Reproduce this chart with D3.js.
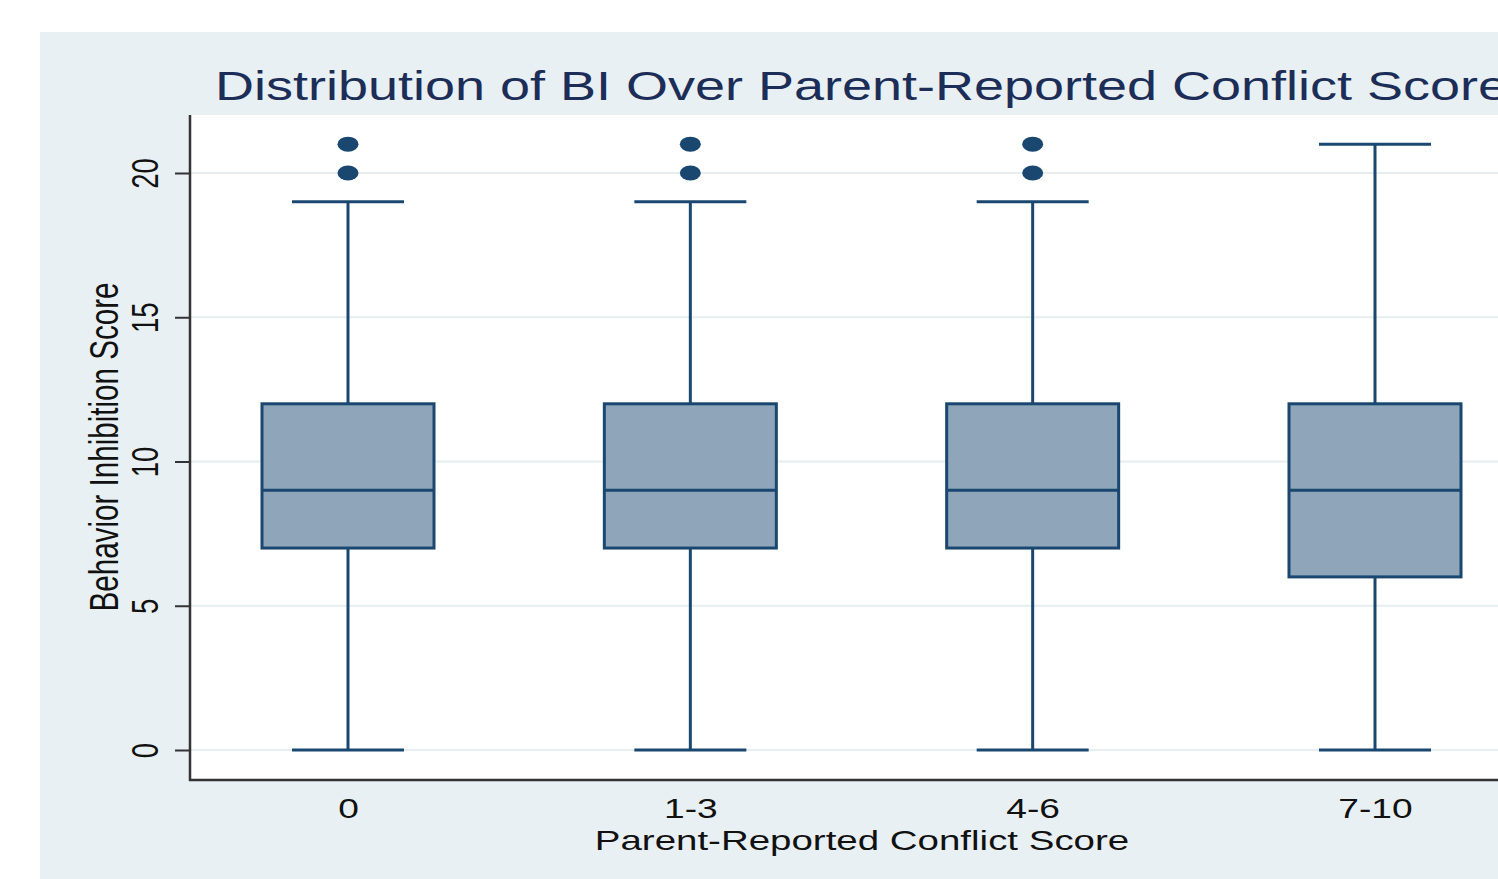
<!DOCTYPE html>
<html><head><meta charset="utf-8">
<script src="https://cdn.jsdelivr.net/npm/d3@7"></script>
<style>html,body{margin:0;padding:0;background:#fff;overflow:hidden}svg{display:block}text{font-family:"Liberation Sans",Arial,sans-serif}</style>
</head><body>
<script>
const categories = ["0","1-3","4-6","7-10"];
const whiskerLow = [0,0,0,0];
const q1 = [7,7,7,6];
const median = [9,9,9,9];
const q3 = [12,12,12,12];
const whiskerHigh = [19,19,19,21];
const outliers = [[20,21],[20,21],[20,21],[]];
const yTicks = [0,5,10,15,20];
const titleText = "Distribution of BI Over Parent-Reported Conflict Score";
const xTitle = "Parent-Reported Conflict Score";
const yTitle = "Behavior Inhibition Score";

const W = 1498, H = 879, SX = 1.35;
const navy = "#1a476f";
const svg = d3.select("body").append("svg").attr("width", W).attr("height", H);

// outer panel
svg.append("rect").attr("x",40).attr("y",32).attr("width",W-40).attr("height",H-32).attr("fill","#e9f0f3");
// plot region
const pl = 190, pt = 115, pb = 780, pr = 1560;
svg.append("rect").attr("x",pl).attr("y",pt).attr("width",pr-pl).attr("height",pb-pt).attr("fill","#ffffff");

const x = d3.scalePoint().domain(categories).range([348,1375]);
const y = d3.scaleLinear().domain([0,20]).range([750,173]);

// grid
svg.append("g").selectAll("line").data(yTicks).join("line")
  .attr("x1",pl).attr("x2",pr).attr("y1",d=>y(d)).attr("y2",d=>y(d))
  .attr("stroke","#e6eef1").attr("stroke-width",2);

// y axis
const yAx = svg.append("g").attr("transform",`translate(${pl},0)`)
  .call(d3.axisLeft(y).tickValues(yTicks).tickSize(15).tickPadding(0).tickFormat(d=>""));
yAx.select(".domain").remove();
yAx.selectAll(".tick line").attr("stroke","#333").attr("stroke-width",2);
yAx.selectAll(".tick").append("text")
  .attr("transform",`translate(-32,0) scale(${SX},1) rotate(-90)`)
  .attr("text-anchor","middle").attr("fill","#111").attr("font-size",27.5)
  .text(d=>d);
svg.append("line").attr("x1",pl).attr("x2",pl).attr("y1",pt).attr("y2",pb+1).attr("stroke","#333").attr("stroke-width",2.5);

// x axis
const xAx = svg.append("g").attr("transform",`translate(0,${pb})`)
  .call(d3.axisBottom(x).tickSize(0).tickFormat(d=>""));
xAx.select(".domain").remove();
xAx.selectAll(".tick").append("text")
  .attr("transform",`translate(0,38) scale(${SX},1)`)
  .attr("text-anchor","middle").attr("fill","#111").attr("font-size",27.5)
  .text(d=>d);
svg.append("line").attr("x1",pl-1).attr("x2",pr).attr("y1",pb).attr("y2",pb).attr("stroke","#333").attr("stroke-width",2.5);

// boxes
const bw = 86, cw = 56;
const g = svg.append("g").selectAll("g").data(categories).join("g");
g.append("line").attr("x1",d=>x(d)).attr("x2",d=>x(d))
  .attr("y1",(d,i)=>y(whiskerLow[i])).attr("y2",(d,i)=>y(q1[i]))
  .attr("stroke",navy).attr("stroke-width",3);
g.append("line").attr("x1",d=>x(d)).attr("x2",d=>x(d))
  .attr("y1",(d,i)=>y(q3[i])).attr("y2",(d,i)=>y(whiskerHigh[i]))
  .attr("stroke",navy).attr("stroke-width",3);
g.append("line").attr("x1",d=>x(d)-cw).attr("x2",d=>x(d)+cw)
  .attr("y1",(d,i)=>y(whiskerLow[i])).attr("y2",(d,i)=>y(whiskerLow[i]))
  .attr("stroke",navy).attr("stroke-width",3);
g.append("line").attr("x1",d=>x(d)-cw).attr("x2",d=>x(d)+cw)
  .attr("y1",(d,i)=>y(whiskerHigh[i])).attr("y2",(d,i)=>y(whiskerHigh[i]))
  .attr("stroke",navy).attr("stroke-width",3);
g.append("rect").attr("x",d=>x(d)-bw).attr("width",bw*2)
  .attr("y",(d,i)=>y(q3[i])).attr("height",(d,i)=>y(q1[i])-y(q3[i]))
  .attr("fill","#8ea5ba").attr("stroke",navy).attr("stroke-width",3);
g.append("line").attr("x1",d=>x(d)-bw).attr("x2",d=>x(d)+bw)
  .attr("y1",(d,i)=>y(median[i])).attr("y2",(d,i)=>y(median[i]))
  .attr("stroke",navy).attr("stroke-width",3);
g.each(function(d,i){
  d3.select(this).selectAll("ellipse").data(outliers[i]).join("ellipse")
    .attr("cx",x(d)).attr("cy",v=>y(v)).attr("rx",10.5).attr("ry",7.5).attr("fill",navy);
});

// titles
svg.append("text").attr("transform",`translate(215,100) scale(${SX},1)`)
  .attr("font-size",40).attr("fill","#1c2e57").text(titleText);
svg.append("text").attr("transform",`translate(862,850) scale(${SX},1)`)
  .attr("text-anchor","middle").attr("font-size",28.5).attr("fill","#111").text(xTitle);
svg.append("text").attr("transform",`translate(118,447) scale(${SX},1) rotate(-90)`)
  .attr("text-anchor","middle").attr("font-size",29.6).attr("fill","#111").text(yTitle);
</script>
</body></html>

__________________________________________________

The data above needs to be retyped exactly, with the images left out.

Reproduce this chart with D3.js.
<!DOCTYPE html>
<html><head><meta charset="utf-8">
<script src="https://cdn.jsdelivr.net/npm/d3@7"></script>
<style>html,body{margin:0;padding:0;background:#fff;overflow:hidden}svg{display:block}text{font-family:"Liberation Sans",Arial,sans-serif}</style>
</head><body>
<script>
const categories = ["0","1-3","4-6","7-10"];
const whiskerLow = [0,0,0,0];
const q1 = [7,7,7,6];
const median = [9,9,9,9];
const q3 = [12,12,12,12];
const whiskerHigh = [19,19,19,21];
const outliers = [[20,21],[20,21],[20,21],[]];
const yTicks = [0,5,10,15,20];
const titleText = "Distribution of BI Over Parent-Reported Conflict Score";
const xTitle = "Parent-Reported Conflict Score";
const yTitle = "Behavior Inhibition Score";

const W = 1498, H = 879, SX = 1.35;
const navy = "#1a476f";
const svg = d3.select("body").append("svg").attr("width", W).attr("height", H);

// outer panel
svg.append("rect").attr("x",40).attr("y",32).attr("width",W-40).attr("height",H-32).attr("fill","#e9f0f3");
// plot region
const pl = 190, pt = 115, pb = 780, pr = 1560;
svg.append("rect").attr("x",pl).attr("y",pt).attr("width",pr-pl).attr("height",pb-pt).attr("fill","#ffffff");

const x = d3.scalePoint().domain(categories).range([348,1375]);
const y = d3.scaleLinear().domain([0,20]).range([750,173]);

// grid
svg.append("g").selectAll("line").data(yTicks).join("line")
  .attr("x1",pl).attr("x2",pr).attr("y1",d=>y(d)).attr("y2",d=>y(d))
  .attr("stroke","#e6eef1").attr("stroke-width",2);

// y axis
const yAx = svg.append("g").attr("transform",`translate(${pl},0)`)
  .call(d3.axisLeft(y).tickValues(yTicks).tickSize(15).tickPadding(0).tickFormat(d=>""));
yAx.select(".domain").remove();
yAx.selectAll(".tick line").attr("stroke","#333").attr("stroke-width",2);
yAx.selectAll(".tick").append("text")
  .attr("transform",`translate(-32,0) scale(${SX},1) rotate(-90)`)
  .attr("text-anchor","middle").attr("fill","#111").attr("font-size",27.5)
  .text(d=>d);
svg.append("line").attr("x1",pl).attr("x2",pl).attr("y1",pt).attr("y2",pb+1).attr("stroke","#333").attr("stroke-width",2.5);

// x axis
const xAx = svg.append("g").attr("transform",`translate(0,${pb})`)
  .call(d3.axisBottom(x).tickSize(0).tickFormat(d=>""));
xAx.select(".domain").remove();
xAx.selectAll(".tick").append("text")
  .attr("transform",`translate(0,38) scale(${SX},1)`)
  .attr("text-anchor","middle").attr("fill","#111").attr("font-size",27.5)
  .text(d=>d);
svg.append("line").attr("x1",pl-1).attr("x2",pr).attr("y1",pb).attr("y2",pb).attr("stroke","#333").attr("stroke-width",2.5);

// boxes
const bw = 86, cw = 56;
const g = svg.append("g").selectAll("g").data(categories).join("g");
g.append("line").attr("x1",d=>x(d)).attr("x2",d=>x(d))
  .attr("y1",(d,i)=>y(whiskerLow[i])).attr("y2",(d,i)=>y(q1[i]))
  .attr("stroke",navy).attr("stroke-width",3);
g.append("line").attr("x1",d=>x(d)).attr("x2",d=>x(d))
  .attr("y1",(d,i)=>y(q3[i])).attr("y2",(d,i)=>y(whiskerHigh[i]))
  .attr("stroke",navy).attr("stroke-width",3);
g.append("line").attr("x1",d=>x(d)-cw).attr("x2",d=>x(d)+cw)
  .attr("y1",(d,i)=>y(whiskerLow[i])).attr("y2",(d,i)=>y(whiskerLow[i]))
  .attr("stroke",navy).attr("stroke-width",3);
g.append("line").attr("x1",d=>x(d)-cw).attr("x2",d=>x(d)+cw)
  .attr("y1",(d,i)=>y(whiskerHigh[i])).attr("y2",(d,i)=>y(whiskerHigh[i]))
  .attr("stroke",navy).attr("stroke-width",3);
g.append("rect").attr("x",d=>x(d)-bw).attr("width",bw*2)
  .attr("y",(d,i)=>y(q3[i])).attr("height",(d,i)=>y(q1[i])-y(q3[i]))
  .attr("fill","#8ea5ba").attr("stroke",navy).attr("stroke-width",3);
g.append("line").attr("x1",d=>x(d)-bw).attr("x2",d=>x(d)+bw)
  .attr("y1",(d,i)=>y(median[i])).attr("y2",(d,i)=>y(median[i]))
  .attr("stroke",navy).attr("stroke-width",3);
g.each(function(d,i){
  d3.select(this).selectAll("ellipse").data(outliers[i]).join("ellipse")
    .attr("cx",x(d)).attr("cy",v=>y(v)).attr("rx",10.5).attr("ry",7.5).attr("fill",navy);
});

// titles
svg.append("text").attr("transform",`translate(215,100) scale(${SX},1)`)
  .attr("font-size",40).attr("fill","#1c2e57").text(titleText);
svg.append("text").attr("transform",`translate(862,850) scale(${SX},1)`)
  .attr("text-anchor","middle").attr("font-size",28.5).attr("fill","#111").text(xTitle);
svg.append("text").attr("transform",`translate(118,447) scale(${SX},1) rotate(-90)`)
  .attr("text-anchor","middle").attr("font-size",29.6).attr("fill","#111").text(yTitle);
</script>
</body></html>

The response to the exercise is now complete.